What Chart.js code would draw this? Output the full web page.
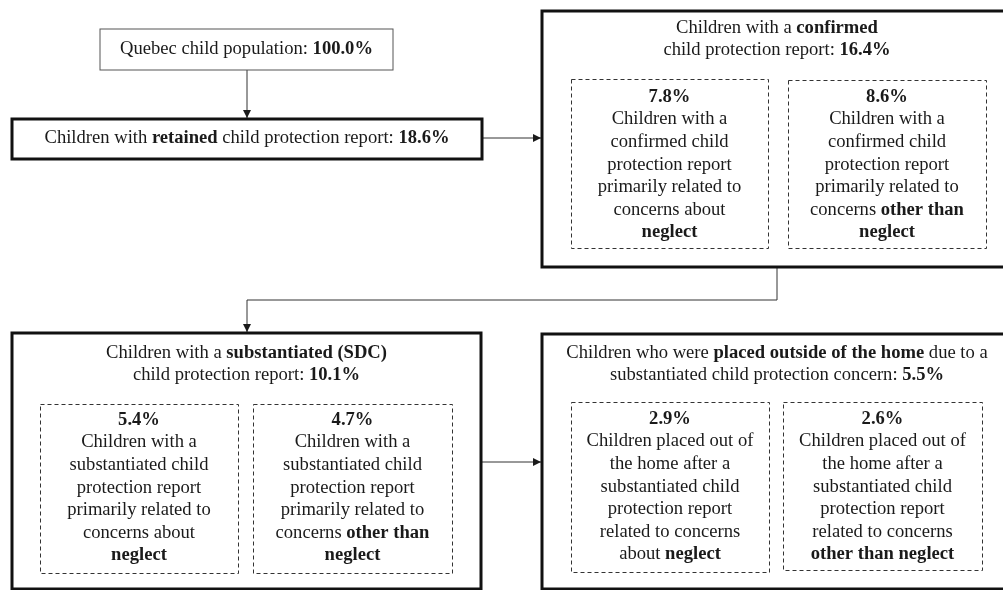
<!DOCTYPE html>
<html>
<head>
<meta charset="utf-8">
<script src="https://cdn.jsdelivr.net/npm/chart.js@4"></script>
<style>
  html, body { margin: 0; padding: 0; background: #fff; }
  #wrap { width: 1003px; height: 590px; position: relative; }
</style>
</head>
<body>
<div id="wrap"><canvas id="flow"></canvas></div>
<script>
// values
const mainPct = [100.0, 18.6, 16.4, 10.1, 5.5];
const confirmedPct = [7.8, 8.6];
const sdcPct = [5.4, 4.7];
const placedPct = [2.9, 2.6];

// text, "**" marks bold parts, {p} is the percentage
const mainText = [
  ["Quebec child population: **{p}**"],
  ["Children with **retained** child protection report: **{p}**"],
  ["Children with a **confirmed**", "child protection report: **{p}**"],
  ["Children with a **substantiated (SDC)**", "child protection report: **{p}**"],
  ["Children who were **placed outside of the home** due to a", "substantiated child protection concern: **{p}**"],
];
const confirmedText = [
  ["Children with a", "confirmed child", "protection report", "primarily related to", "concerns about", "**neglect**"],
  ["Children with a", "confirmed child", "protection report", "primarily related to", "concerns **other than**", "**neglect**"],
];
const sdcText = [
  ["Children with a", "substantiated child", "protection report", "primarily related to", "concerns about", "**neglect**"],
  ["Children with a", "substantiated child", "protection report", "primarily related to", "concerns **other than**", "**neglect**"],
];
const placedText = [
  ["Children placed out of", "the home after a", "substantiated child", "protection report", "related to concerns", "about **neglect**"],
  ["Children placed out of", "the home after a", "substantiated child", "protection report", "related to concerns", "**other than neglect**"],
];

// layout (in the 1003 x 590 value space of the hidden axes)
const mainBoxes = [
  { x0: 100, x1: 393, y0: 29, y1: 70, lw: 1, ty: 49, color: "#555" },
  { x0: 12, x1: 482, y0: 119, y1: 159, lw: 3, ty: 138 },
  { x0: 542, x1: 1012, y0: 11, y1: 267, lw: 3, ty: 28 },
  { x0: 12, x1: 481, y0: 333, y1: 589, lw: 3, ty: 353 },
  { x0: 542, x1: 1012, y0: 334, y1: 589, lw: 3, ty: 353 },
];
const subBoxes = [
  [{ x0: 571, x1: 768, y0: 79, y1: 248, ty: 97 }, { x0: 788, x1: 986, y0: 80, y1: 248, ty: 97 }],
  [{ x0: 40, x1: 238, y0: 404, y1: 573, ty: 420 }, { x0: 253, x1: 452, y0: 404, y1: 573, ty: 420 }],
  [{ x0: 571, x1: 769, y0: 402, y1: 572, ty: 419 }, { x0: 783, x1: 982, y0: 402, y1: 570, ty: 419 }],
];
const arrows = [
  [[247, 70], [247, 118]],
  [[482, 138], [541, 138]],
  [[777, 267], [777, 300], [247, 300], [247, 332]],
  [[482, 462], [541, 462]],
];
const lineStep = 22.6;
const fontSize = 18.6;
const fontFam = "'Liberation Serif', 'Times New Roman', serif";

function fmt(p) {
  return p.toFixed(1) + "%";
}

function drawRich(ctx, line, cx, cy) {
  const parts = line.split("**");
  let total = 0;
  for (let i = 0; i < parts.length; i++) {
    ctx.font = (i % 2 ? "bold " : "") + fontSize + "px " + fontFam;
    total += ctx.measureText(parts[i]).width;
  }
  let x = cx - total / 2;
  for (let i = 0; i < parts.length; i++) {
    ctx.font = (i % 2 ? "bold " : "") + fontSize + "px " + fontFam;
    ctx.fillText(parts[i], x, cy);
    x += ctx.measureText(parts[i]).width;
  }
}

const flowPlugin = {
  id: "flow",
  afterDraw(chart) {
    const { ctx } = chart;
    const sx = chart.scales.x;
    const sy = chart.scales.y;
    const px = (v) => sx.getPixelForValue(v);
    const py = (v) => sy.getPixelForValue(v);
    ctx.save();
    ctx.textBaseline = "middle";
    ctx.textAlign = "left";
    ctx.fillStyle = "#1a1a1a";

    // arrows
    ctx.strokeStyle = "#333";
    ctx.lineWidth = 1;
    arrows.forEach((pts) => {
      ctx.beginPath();
      ctx.moveTo(px(pts[0][0]), py(pts[0][1]));
      for (let i = 1; i < pts.length; i++) ctx.lineTo(px(pts[i][0]), py(pts[i][1]));
      ctx.stroke();
      const a = pts[pts.length - 2], b = pts[pts.length - 1];
      const ang = Math.atan2(py(b[1]) - py(a[1]), px(b[0]) - px(a[0]));
      const tx = px(b[0]), ty = py(b[1]);
      ctx.beginPath();
      ctx.moveTo(tx, ty);
      ctx.lineTo(tx - 8 * Math.cos(ang) + 4 * Math.sin(ang), ty - 8 * Math.sin(ang) - 4 * Math.cos(ang));
      ctx.lineTo(tx - 8 * Math.cos(ang) - 4 * Math.sin(ang), ty - 8 * Math.sin(ang) + 4 * Math.cos(ang));
      ctx.closePath();
      ctx.fillStyle = "#1a1a1a";
      ctx.fill();
    });

    // main boxes
    mainBoxes.forEach((b, i) => {
      ctx.strokeStyle = b.color || "#111";
      ctx.lineWidth = b.lw;
      ctx.setLineDash([]);
      ctx.strokeRect(px(b.x0), py(b.y0), px(b.x1) - px(b.x0), py(b.y1) - py(b.y0));
      const cx = (px(b.x0) + px(b.x1)) / 2;
      mainText[i].forEach((ln, k) => {
        drawRich(ctx, ln.replace("{p}", fmt(mainPct[i])), cx, py(b.ty + k * lineStep));
      });
    });

    // dashed sub boxes
    const subPct = [confirmedPct, sdcPct, placedPct];
    const subText = [confirmedText, sdcText, placedText];
    subBoxes.forEach((pair, g) => {
      pair.forEach((b, j) => {
        ctx.strokeStyle = "#333";
        ctx.lineWidth = 1;
        ctx.setLineDash([4, 3]);
        ctx.strokeRect(px(b.x0) + 0.5, py(b.y0) + 0.5, px(b.x1) - px(b.x0), py(b.y1) - py(b.y0));
        ctx.setLineDash([]);
        const cx = (px(b.x0) + px(b.x1)) / 2;
        drawRich(ctx, "**" + fmt(subPct[g][j]) + "**", cx, py(b.ty));
        subText[g][j].forEach((ln, k) => {
          drawRich(ctx, ln, cx, py(b.ty + (k + 1) * lineStep));
        });
      });
    });
    ctx.restore();
  },
};

new Chart(document.getElementById("flow"), {
  type: "scatter",
  data: { datasets: [{ data: [], pointRadius: 0 }] },
  options: {
    responsive: true,
    maintainAspectRatio: false,
    animation: false,
    layout: { padding: 0 },
    plugins: { legend: { display: false }, tooltip: { enabled: false } },
    scales: {
      x: { type: "linear", min: 0, max: 1003, display: false },
      y: { type: "linear", min: 0, max: 590, reverse: true, display: false },
    },
  },
  plugins: [flowPlugin],
});
</script>
</body>
</html>
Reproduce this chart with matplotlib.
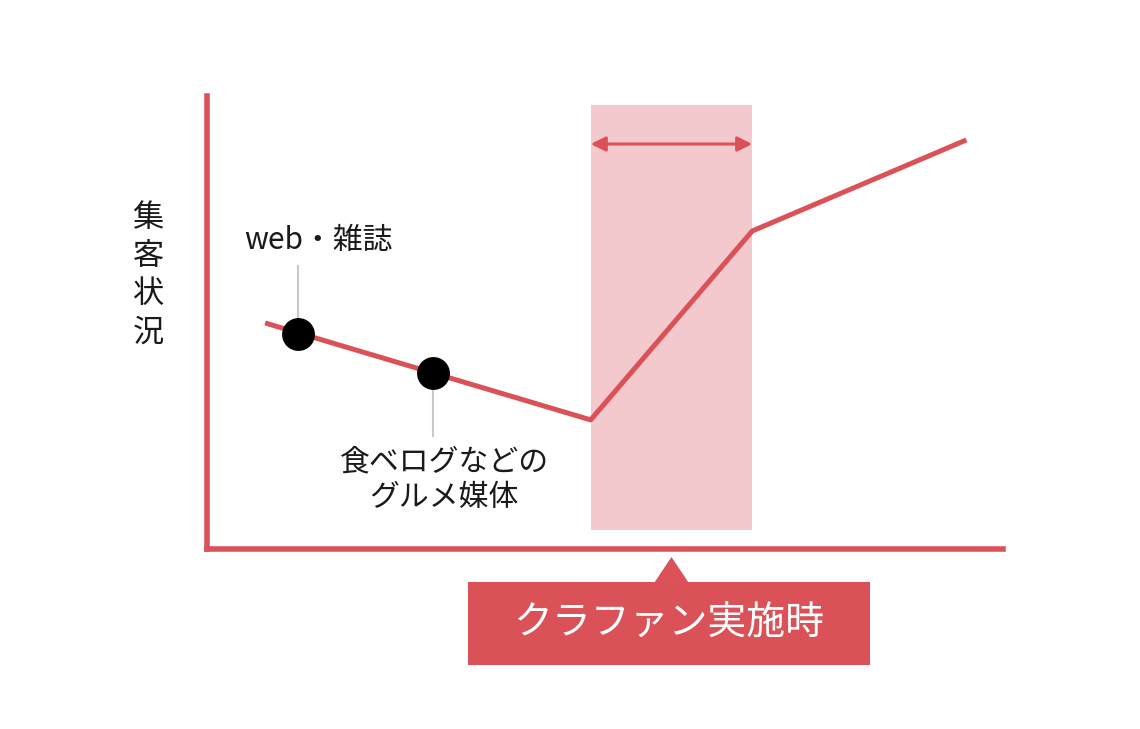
import matplotlib.pyplot as plt
from matplotlib.patches import Rectangle, Polygon
from matplotlib.transforms import blended_transform_factory

plt.rcParams['font.family'] = ['Noto Sans CJK JP', 'DejaVu Sans']

# データ (時間 / 集客状況, 任意単位)
line_x = [7.3, 48.2, 68.5, 95.4]
line_y = [49.9, 28.5, 70.2, 90.3]

media_x = [11.4, 28.4]
media_y = [47.5, 38.9]
media_labels = ["web・雑誌", "食ベログなどの\nグルメ媒体"]

campaign_start = 48.2
campaign_end = 68.5
campaign_label = "クラファン実施時"
ylabel = "集客状況"

red = "#da5258"
pink = "#f4c9cd"

fig = plt.figure(figsize=(11.4, 7.29), dpi=100)
ax = fig.add_axes([207 / 1140, 1 - 549 / 729, 796 / 1140, 453 / 729])
ax.set_xlim(0, 100)
ax.set_ylim(0, 100)

for s in ["top", "right"]:
    ax.spines[s].set_visible(False)
for s in ["left", "bottom"]:
    ax.spines[s].set_color(red)
    ax.spines[s].set_linewidth(4)
    ax.spines[s].set_capstyle("projecting")
ax.set_xticks([])
ax.set_yticks([])

# クラファン期間
ax.axvspan(campaign_start, campaign_end, ymin=0.042, ymax=0.98,
           color=pink, lw=0, zorder=0)
ax.annotate("", xy=(campaign_start, 89.4), xytext=(campaign_end, 89.4),
            arrowprops=dict(arrowstyle="<|-|>", color=red, lw=2.2,
                            mutation_scale=22, shrinkA=0, shrinkB=0))

ax.plot(line_x, line_y, color=red, lw=3.6, solid_capstyle="butt", zorder=2)

# 媒体
ax.plot([media_x[0], media_x[0]], [media_y[0], 62.5], color="#c8c8c8", lw=1.5, zorder=1)
ax.plot([media_x[1], media_x[1]], [media_y[1], 25.0], color="#c8c8c8", lw=1.5, zorder=1)
ax.scatter(media_x, media_y, s=560, color="black", zorder=3, linewidths=0)

ax.text(media_x[0] + 2.6, 68.2, media_labels[0], fontsize=21.5,
        ha="center", va="center", color="#1a1a1a")
ax.text(media_x[1] + 1.4, 15.3, media_labels[1], fontsize=21.5,
        ha="center", va="center", color="#1a1a1a", linespacing=1.2)

# 縦書きラベル
for i, ch in enumerate(ylabel):
    ax.text(-7.4, 73.1 - i * 8.45, ch, fontsize=22.5, ha="center", va="center",
            color="#1a1a1a", transform=ax.transData, clip_on=False)

# ラベルボックス
trans = blended_transform_factory(ax.transData, ax.transAxes)
mid = (campaign_start + campaign_end) / 2
ax.add_patch(Polygon([(mid - 2.1, -0.0728), (mid + 2.1, -0.0728), (mid, -0.0177)],
                     closed=True, color=red, transform=trans, clip_on=False, lw=0))
ax.add_patch(Rectangle((0.328, -0.256), 0.505, 0.1832, color=red,
                       transform=ax.transAxes, clip_on=False, lw=0))
ax.text(0.5805, -0.165, campaign_label, fontsize=28, color="white",
        ha="center", va="center", transform=ax.transAxes)

plt.savefig("out.png", dpi=100)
################
Copy nothing but the lines from the top of the material through the line holding "const placedPct = [2.9, 2.6];", exactly as written; omit pictures.

What Chart.js code would draw this? Output the full web page.
<!DOCTYPE html>
<html>
<head>
<meta charset="utf-8">
<script src="https://cdn.jsdelivr.net/npm/chart.js@4"></script>
<style>
  html, body { margin: 0; padding: 0; background: #fff; }
  #wrap { width: 1003px; height: 590px; position: relative; }
</style>
</head>
<body>
<div id="wrap"><canvas id="flow"></canvas></div>
<script>
// values
const mainPct = [100.0, 18.6, 16.4, 10.1, 5.5];
const confirmedPct = [7.8, 8.6];
const sdcPct = [5.4, 4.7];
const placedPct = [2.9, 2.6];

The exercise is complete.